In de bruisende stad Brussel treffen Frans Masereel (1889-1972) en Albert Pepermans (1947) elkaar. Beiden zijn scherpe observators van de mensheid, met een ongebreidelde fantasie en een niet te stuiten drive om te tekenen. Nog iets wat ze gemeen hebben, is hun voorliefde voor het thema van de stad. Talrijke stadsmotieven komen herhaaldelijk terug in beide oeuvres (bruggen, schoorstenen, fabrieken, torenhoge flatgebouwen, stadsbewoners, enz…) en zijn vormgegeven in een kenmerkende grafische stijl met daarin een prominente rol voor zwart en wit. Een energieke stijl ook; de snelheid en directheid waarmee de penseeltrekken op papier zijn gezet, getuigt niet alleen van de geestdrift en onuitputtelijke energie van de kunstenaars, maar refereert ook aan het hectische tempo waaraan het leven in de stad voorbijdendert. Waar Masereels beeldroman La Ville (1925) als een stadsymfonie klinkt, danst Pepermans’ stad, een beetje brutaal, op het ritme van de rock-’n-roll en punk.
En toch hebben de stadsbeelden van Masereel en Pepermans een andere ondertoon. Dat komt door de verschillende context waarin de kunstenaars leven. Masereel schetst de dystopische stad, zijn werk is politiek getint en erg maatschappijkritisch. De kunstenaar maakt twee wereldoorlogen mee, tekent de gruwel van die oorlogen van zich af en probeert zijn medemens van pacifisme te overtuigen. In de industriestad Gent wordt hij geconfronteerd met de strijd van de socialisten voor betere leefomstandigheden voor arbeiders. De uitbuiting van de arbeider door de kapitalistische maatschappij wordt een belangrijk thema binnen Masereels werk, met de naamloze arbeidersmassa voorgesteld als dampende fabrieksschoorstenen en de machthebbers groter afgebeeld dan de fabrieken. Gevestigd in Parijs, is het vooral de anonimiteit van de Franse grootstad die een grote impact op Masereel heeft. In zijn werk plaatst de kunstenaar het eenzame individu tegenover de mensenmassa, die hij met een onwaarschijnlijke technische accuraatheid in beeld brengt.

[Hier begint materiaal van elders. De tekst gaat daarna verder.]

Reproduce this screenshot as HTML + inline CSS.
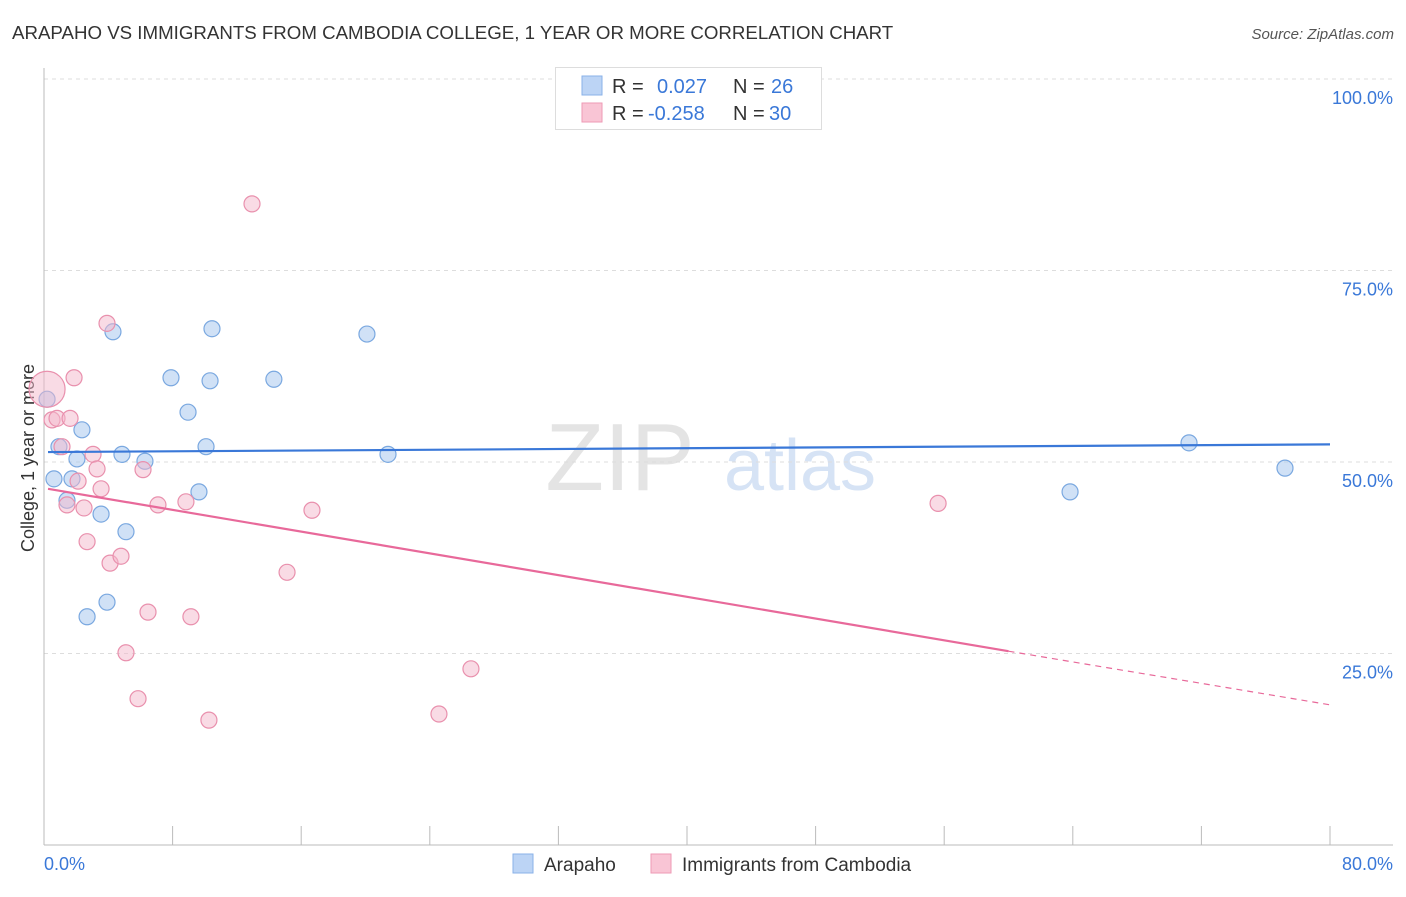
<!DOCTYPE html>
<html><head><meta charset="utf-8"><style>
body{margin:0;background:#fff;font-family:"Liberation Sans",sans-serif;}
svg text{font-family:"Liberation Sans",sans-serif;}
</style></head><body>
<svg id="c" width="1406" height="892" xmlns="http://www.w3.org/2000/svg">
<text x="12" y="39" font-size="18.7" fill="#333">ARAPAHO VS IMMIGRANTS FROM CAMBODIA COLLEGE, 1 YEAR OR MORE CORRELATION CHART</text>
<text x="1394" y="39" font-size="15" fill="#555" text-anchor="end" font-style="italic">Source: ZipAtlas.com</text>
<text x="620" y="490" font-size="96" fill="#e4e4e4" font-family="Liberation Serif" text-anchor="middle">ZIP</text>
<text x="800" y="490" font-size="72" fill="#d6e3f5" text-anchor="middle">atlas</text>
<text transform="translate(34,458) rotate(-90)" font-size="18" fill="#333" text-anchor="middle">College, 1 year or more</text>
<g id="grid"></g><g id="marks"></g>
<g>
<rect x="555.5" y="67.5" width="266" height="62" fill="#fff" stroke="#ddd"/>
<rect x="582" y="76" width="20" height="19" fill="#bcd4f5" stroke="#8ab2e8"/>
<rect x="582" y="103" width="20" height="19" fill="#f9c5d5" stroke="#ee9ab5"/>
<text x="612" y="93" font-size="20" fill="#333">R =</text><text x="657" y="93" font-size="20" fill="#3a78d8">0.027</text>
<text x="733" y="93" font-size="20" fill="#333">N =</text><text x="771" y="93" font-size="20" fill="#3a78d8">26</text>
<text x="612" y="120" font-size="20" fill="#333">R =</text><text x="648" y="120" font-size="20" fill="#3a78d8">-0.258</text>
<text x="733" y="120" font-size="20" fill="#333">N =</text><text x="769" y="120" font-size="20" fill="#3a78d8">30</text>
</g>
<g>
<rect x="513" y="854" width="20" height="19" fill="#bcd4f5" stroke="#8ab2e8"/>
<text x="544" y="871" font-size="19" fill="#333">Arapaho</text>
<rect x="651" y="854" width="20" height="19" fill="#f9c5d5" stroke="#ee9ab5"/>
<text x="682" y="871" font-size="19" fill="#333">Immigrants from Cambodia</text>
</g>
</svg>
<script>
const blueX=[0.19,0.62,0.93,1.43,1.74,2.05,2.36,2.68,3.55,3.92,4.29,4.85,5.10,6.28,7.90,8.96,9.64,10.08,10.33,10.45,14.30,20.09,21.40,63.83,71.23,77.20];
const blueY=[58.2,47.8,52.0,45.0,47.8,50.4,54.2,29.8,43.2,31.7,67.0,51.0,40.9,50.1,61.0,56.5,46.1,52.0,60.6,67.4,60.8,66.7,51.0,46.1,52.5,49.2];
const pinkX=[0.19,0.50,0.81,1.12,1.43,1.87,1.62,2.12,2.49,2.68,3.05,3.30,3.55,3.92,4.11,4.79,5.10,5.85,6.16,6.47,7.09,8.83,9.14,10.26,12.94,15.12,16.67,24.57,26.56,55.62];
const pinkY=[59.5,55.5,55.7,52.0,44.4,61.0,55.7,47.5,44.0,39.6,51.0,49.1,46.5,68.1,36.8,37.7,25.1,19.1,49.0,30.4,44.4,44.8,29.8,16.3,83.7,35.6,43.7,17.1,23.0,44.6];
const yTicks=[25,50,75,100];
const yTickLabels=["25.0%","50.0%","75.0%","100.0%"];
const blueTrend=[0.25,51.3,80,52.3];
const pinkTrend=[0.25,46.5,60,25.3,80,18.3];
const NS="http://www.w3.org/2000/svg";
const sx=v=>44+v*1286/80, sy=v=>845-v*7.66;
function mk(tag,attrs,parent){const e=document.createElementNS(NS,tag);for(const k in attrs)e.setAttribute(k,attrs[k]);parent.appendChild(e);return e;}
const grid=document.getElementById('grid'),marks=document.getElementById('marks');
yTicks.forEach((t,i)=>{
 const l=mk('line',{x1:44,x2:1393,y1:sy(t),y2:sy(t),stroke:'#ddd','stroke-dasharray':'4,4'},grid);
 
 
 const tx=mk('text',{x:1393,y:sy(t)+25,'font-size':18,fill:'#3a78d8','text-anchor':'end'},grid);tx.textContent=yTickLabels[i];
 
 
});
mk('line',{x1:44,x2:44,y1:68,y2:845,stroke:'#bbb'},grid);
mk('line',{x1:44,x2:1393,y1:845,y2:845,stroke:'#bbb'},grid);
for(let i=0;i<=10;i++){const t=mk('line',{x1:sx(i*8),x2:sx(i*8),y1:826,y2:845,stroke:'#bbb'},grid);
 
 }
let a=mk('text',{x:44,y:870,'font-size':18,fill:'#3a78d8'},grid);a.textContent='0.0%';


a=mk('text',{x:1393,y:870,'font-size':18,fill:'#3a78d8','text-anchor':'end'},grid);a.textContent='80.0%';


blueX.forEach((x,i)=>{const c=mk('circle',{cx:sx(x),cy:sy(blueY[i]),r:8,fill:'rgba(169,200,239,0.55)',stroke:'#7aa8e0','stroke-width':1.2},marks);
 
 });
pinkX.forEach((x,i)=>{const c=mk('circle',{cx:sx(x),cy:sy(pinkY[i]),r:i===0?18:8,fill:'rgba(244,184,203,0.5)',stroke:'#e990ad','stroke-width':1.2},marks);
 
 });
let l=mk('line',{x1:sx(blueTrend[0]),y1:sy(blueTrend[1]),x2:sx(blueTrend[2]),y2:sy(blueTrend[3]),stroke:'#3a78d8','stroke-width':2.2},marks);


l=mk('line',{x1:sx(pinkTrend[0]),y1:sy(pinkTrend[1]),x2:sx(pinkTrend[2]),y2:sy(pinkTrend[3]),stroke:'#e8699a','stroke-width':2.2},marks);


l=mk('line',{x1:sx(pinkTrend[2]),y1:sy(pinkTrend[3]),x2:sx(pinkTrend[4]),y2:sy(pinkTrend[5]),stroke:'#e8699a','stroke-width':1.2,'stroke-dasharray':'6,5'},marks);


</script>
</body></html>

Ook Pepermans schetst de ‘condition humain’, maar is minder militant en houdt zich ver weg van politiek. Zijn oeuvre is ietwat dromerig en doorspekt met humor kent het een eerder onschuldige kritische reflectie. Zijn werk vertoont duidelijke invloeden van popart, dada en de Neue Wilde, van happenings, rock-’n-roll, anarchistische punk en undergroundstrips. Pepermans is een kind van zijn tijd, de gouden jaren ’60 en ’70, en heeft dan ook een veel positiever beeld van de stad. De stad die hij tekent, wordt gekenmerkt door een ‘joie de vivre’. Daar waar Masereel een eerder negatief beeld schetst van het verkeer in de stad, zijnde gejaagdheid, chaos en gevaar, is bij Pepermans de auto koning van de stedelijke jungle. Het wordt een veel voorkomend motief in zijn werk, een metafoor voor “het reizen, het onderweg zijn en de climax van de eindbestemming”, een symbool voor vrijheid, eindeloze mogelijkheden en veel plezier.

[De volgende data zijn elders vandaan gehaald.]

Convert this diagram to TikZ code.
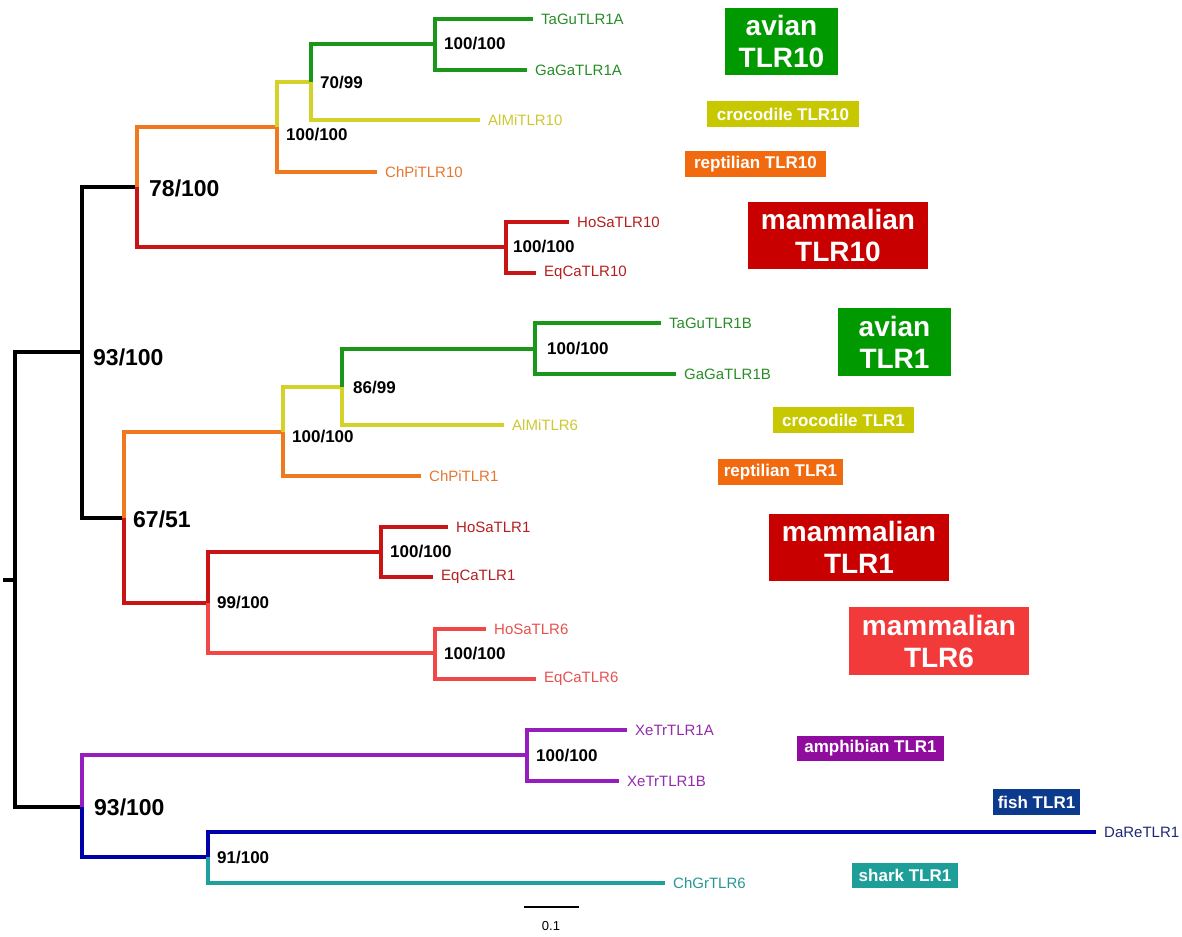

Rencontre dans la ville, gecureerd door Frank Hendrickx, toont penseeltekeningen en houtsnedes van Masereel uit verschillende periodes: voorstudies voor zijn graphic novel avant la lettre La Ville en voor Stijn Streuvels’ De vlaschaard, maar ook werk uit de reeksen Histoire de fou en La condition humain. Ze illustreren treffend dat behalve de belangrijkste houtsnijder van de vorige eeuw, Masereel ook overduidelijk een fantastisch tekenaar was. Pepermans brengt naast bestaand ook nieuw werk geïnspireerd op Masereels oeuvre, een reeks kleine doeken in acryl en enkele grotere schilderijen op hout. Daarnaast bewerkte hij, bij wijze van ‘modificaties’, enkele proefdrukken van een in 1983-1984 door Ronny Van de Velde postuum uitgegeven reeks zeefdrukken, blow-ups van kleine originele tekeningen van Masereel. Aldus gaat Pepermans hier ook echt in dialoog.